The commission acknowledged the tight window the DJFL will have to practice with the DHS teams leaving the field at 6 p.m., which is the same time the DJFL will start practice. In addition, the DJFL will need to end practice by 6:45 p.m., so that all members are off the field when the lights are turned off.

P&Z Secretary Joseph Spain said the coaches of the DJFL and the DHS teams will need to coordinate an "efficient" way of transitioning on and off the field.

"Consistency needs to be maintained," Spain said. "They need to work out an efficient way of coming on and coming off the field. Shutting down both locations at the same time is critical here."

DJFL President Dick Albu told the Darien News this week the limited time will hinder his teams' practices, but the league feels fortunate just to have lights at all.

"I'm pleased that we got lights at the high school and at town hall," he said. "The time on the field isn't what we had hoped for. The extra half hour would have helped. But we'll do whatever it takes to make it work. I'm trying to look at it in a positive light -- the lights are very beneficial to us and we're pleased to have them."

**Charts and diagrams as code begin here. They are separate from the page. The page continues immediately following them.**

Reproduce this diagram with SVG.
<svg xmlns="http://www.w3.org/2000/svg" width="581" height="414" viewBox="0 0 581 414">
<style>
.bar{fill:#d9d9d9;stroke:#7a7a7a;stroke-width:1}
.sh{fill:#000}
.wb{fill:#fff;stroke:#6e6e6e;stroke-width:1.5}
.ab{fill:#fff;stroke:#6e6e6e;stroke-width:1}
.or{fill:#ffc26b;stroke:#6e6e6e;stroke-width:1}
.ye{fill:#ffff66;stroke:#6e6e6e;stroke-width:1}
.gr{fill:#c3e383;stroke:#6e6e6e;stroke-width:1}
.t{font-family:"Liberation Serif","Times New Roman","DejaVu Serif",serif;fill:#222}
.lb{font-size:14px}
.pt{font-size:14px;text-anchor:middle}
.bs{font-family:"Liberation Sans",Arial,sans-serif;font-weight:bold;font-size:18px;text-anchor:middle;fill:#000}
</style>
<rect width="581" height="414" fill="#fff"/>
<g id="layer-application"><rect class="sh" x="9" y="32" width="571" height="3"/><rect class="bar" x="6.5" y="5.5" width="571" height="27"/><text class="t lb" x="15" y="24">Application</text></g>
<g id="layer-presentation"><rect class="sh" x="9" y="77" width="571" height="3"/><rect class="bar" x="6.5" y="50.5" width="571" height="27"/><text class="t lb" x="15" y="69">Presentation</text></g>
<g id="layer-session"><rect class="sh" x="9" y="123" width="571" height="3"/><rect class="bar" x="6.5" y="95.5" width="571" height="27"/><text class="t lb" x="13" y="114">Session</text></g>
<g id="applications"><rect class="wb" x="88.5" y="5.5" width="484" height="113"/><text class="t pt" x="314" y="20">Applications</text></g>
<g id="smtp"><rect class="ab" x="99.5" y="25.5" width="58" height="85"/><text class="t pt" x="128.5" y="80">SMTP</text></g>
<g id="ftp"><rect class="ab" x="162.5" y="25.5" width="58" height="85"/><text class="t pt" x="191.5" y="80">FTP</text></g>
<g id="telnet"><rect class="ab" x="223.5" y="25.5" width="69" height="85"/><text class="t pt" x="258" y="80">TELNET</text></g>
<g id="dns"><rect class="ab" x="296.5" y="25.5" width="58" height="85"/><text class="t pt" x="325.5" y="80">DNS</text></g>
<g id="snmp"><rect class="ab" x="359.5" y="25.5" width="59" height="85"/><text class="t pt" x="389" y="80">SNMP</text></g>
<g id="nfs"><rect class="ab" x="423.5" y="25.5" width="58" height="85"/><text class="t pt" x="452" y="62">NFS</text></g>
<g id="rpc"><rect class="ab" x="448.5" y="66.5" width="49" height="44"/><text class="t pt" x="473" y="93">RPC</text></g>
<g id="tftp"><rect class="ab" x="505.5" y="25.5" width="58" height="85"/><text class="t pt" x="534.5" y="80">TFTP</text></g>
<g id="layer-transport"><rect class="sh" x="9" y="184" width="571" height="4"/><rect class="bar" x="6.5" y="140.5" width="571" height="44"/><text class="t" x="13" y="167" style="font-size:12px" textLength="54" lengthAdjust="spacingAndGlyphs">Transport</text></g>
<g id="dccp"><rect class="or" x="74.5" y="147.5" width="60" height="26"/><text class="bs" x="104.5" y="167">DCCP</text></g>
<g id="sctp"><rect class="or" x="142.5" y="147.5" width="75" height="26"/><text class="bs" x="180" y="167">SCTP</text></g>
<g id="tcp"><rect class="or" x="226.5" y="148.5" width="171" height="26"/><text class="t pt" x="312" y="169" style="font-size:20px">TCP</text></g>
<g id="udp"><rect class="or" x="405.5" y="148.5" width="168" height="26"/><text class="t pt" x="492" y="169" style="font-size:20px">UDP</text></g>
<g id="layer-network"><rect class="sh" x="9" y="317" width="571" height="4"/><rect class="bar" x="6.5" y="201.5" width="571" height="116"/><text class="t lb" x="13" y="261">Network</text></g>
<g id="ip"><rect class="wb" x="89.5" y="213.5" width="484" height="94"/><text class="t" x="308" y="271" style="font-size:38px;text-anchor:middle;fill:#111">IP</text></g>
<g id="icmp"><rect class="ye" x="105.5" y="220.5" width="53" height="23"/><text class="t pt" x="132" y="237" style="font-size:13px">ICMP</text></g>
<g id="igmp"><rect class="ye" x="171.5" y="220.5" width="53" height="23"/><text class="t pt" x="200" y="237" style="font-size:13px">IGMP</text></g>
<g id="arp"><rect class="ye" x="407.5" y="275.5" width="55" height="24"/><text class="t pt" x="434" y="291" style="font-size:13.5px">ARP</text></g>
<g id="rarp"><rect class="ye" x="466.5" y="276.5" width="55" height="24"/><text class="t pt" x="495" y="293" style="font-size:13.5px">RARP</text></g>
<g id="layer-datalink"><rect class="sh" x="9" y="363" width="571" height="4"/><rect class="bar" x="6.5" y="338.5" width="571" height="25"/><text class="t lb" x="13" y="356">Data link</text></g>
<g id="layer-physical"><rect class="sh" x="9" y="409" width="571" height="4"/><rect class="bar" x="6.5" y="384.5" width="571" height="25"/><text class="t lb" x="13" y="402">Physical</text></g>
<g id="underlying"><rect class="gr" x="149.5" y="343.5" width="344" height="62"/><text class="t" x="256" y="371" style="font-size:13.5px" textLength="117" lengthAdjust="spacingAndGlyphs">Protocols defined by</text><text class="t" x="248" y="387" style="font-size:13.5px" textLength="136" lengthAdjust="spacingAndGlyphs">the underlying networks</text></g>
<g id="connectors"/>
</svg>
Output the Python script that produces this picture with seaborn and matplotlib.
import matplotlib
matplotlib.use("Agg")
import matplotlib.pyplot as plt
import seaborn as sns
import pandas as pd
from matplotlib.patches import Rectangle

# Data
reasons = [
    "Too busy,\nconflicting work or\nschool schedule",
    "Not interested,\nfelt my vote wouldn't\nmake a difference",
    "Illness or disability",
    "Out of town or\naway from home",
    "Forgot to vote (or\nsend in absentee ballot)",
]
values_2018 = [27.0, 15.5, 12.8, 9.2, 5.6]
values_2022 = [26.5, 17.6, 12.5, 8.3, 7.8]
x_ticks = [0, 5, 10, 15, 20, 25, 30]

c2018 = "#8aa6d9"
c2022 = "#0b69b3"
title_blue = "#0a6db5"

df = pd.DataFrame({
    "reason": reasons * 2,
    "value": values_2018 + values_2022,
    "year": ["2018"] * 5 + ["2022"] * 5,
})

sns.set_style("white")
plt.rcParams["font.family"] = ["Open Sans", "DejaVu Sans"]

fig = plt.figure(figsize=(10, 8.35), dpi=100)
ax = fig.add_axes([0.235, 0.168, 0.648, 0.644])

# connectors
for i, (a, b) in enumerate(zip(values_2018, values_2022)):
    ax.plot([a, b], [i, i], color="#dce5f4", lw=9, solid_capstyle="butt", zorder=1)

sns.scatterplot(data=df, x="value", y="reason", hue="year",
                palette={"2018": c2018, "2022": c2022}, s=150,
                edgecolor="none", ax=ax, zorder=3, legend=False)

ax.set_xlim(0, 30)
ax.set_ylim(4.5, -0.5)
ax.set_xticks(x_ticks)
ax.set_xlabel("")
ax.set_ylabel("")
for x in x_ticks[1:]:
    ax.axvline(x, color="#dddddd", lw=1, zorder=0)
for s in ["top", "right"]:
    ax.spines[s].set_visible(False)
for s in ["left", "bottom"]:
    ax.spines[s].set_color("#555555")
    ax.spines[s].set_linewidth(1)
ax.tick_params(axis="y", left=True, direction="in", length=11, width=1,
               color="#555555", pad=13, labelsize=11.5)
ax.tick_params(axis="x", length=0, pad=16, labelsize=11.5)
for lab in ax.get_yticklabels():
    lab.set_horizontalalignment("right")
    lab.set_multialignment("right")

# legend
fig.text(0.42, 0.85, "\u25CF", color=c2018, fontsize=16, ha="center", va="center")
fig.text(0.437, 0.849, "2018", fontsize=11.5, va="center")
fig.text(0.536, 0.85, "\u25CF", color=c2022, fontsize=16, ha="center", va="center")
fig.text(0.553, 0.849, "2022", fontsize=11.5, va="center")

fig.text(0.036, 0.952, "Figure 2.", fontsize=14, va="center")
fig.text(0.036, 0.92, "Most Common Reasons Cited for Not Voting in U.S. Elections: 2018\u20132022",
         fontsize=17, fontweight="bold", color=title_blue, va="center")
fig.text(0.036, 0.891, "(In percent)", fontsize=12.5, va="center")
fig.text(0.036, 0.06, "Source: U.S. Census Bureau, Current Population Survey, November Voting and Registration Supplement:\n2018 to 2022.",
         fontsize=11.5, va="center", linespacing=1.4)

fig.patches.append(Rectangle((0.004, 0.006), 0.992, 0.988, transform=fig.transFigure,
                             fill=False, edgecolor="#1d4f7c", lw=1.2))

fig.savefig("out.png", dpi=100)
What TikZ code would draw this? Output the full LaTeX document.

The DJFL will have access to the field from 6 to 7 p.m., for weekday practices from Nov. 9 to 20 for a total of 10 days and a maximum of 10 hours. The teams cannot use the lights for games or on weekends. The league's special permit expires on Nov. 20.

"Unfortunately, this is a test period for the DJFL," said Albu, whose league was granted two lit practices for a total of three hours at DHS last year. "We're going to have to prove that the test meets all requirements the P&Z has put down. Unfortunately, this is an annual thing for us, but we'll keep pursuing it."

Albu said it's possible the league will be able to "piggyback" the DHS special permit, which lasts through the 2011 fall season.

The DHS football, field hockey and boys and girls soccer teams were granted the use of the temporary lights up until 6 p.m. for the next three fall sports seasons, beginning the first Monday in November through the end of the football season, which may extend into the first few days of December if the team qualifies for the state tournament.

Like the DJFL, the DHS teams cannot use the lights for games or on weekends.

Similar to last year's trial, the commission "strongly" recommended that DHS and the DJFL hire "professional experts" to analyze the effects the lights have on the neighborhood. Their findings would be included in a report that will also contain any complaints from neighbors and what changes could be made to minimize the effects the lights have on adjacent properties. Unlike last year, however, the lights will be electric-powered and not diesel-fuel generated to reduce the amount of noise. The report must be submitted to the commission no later than 60 days after the conclusion of the season.

"What the commission is looking for in both approvals is a report at the conclusion of the use of the lights," P&Z Director Jeremy Ginsberg told the Darien News this week.

"We're looking to know how it all went. Among the recommendations is to bring someone in with professional expertise with light and noise who can provide information on the effect on adjacent properties. This way, the commission has a better understanding of how everything went."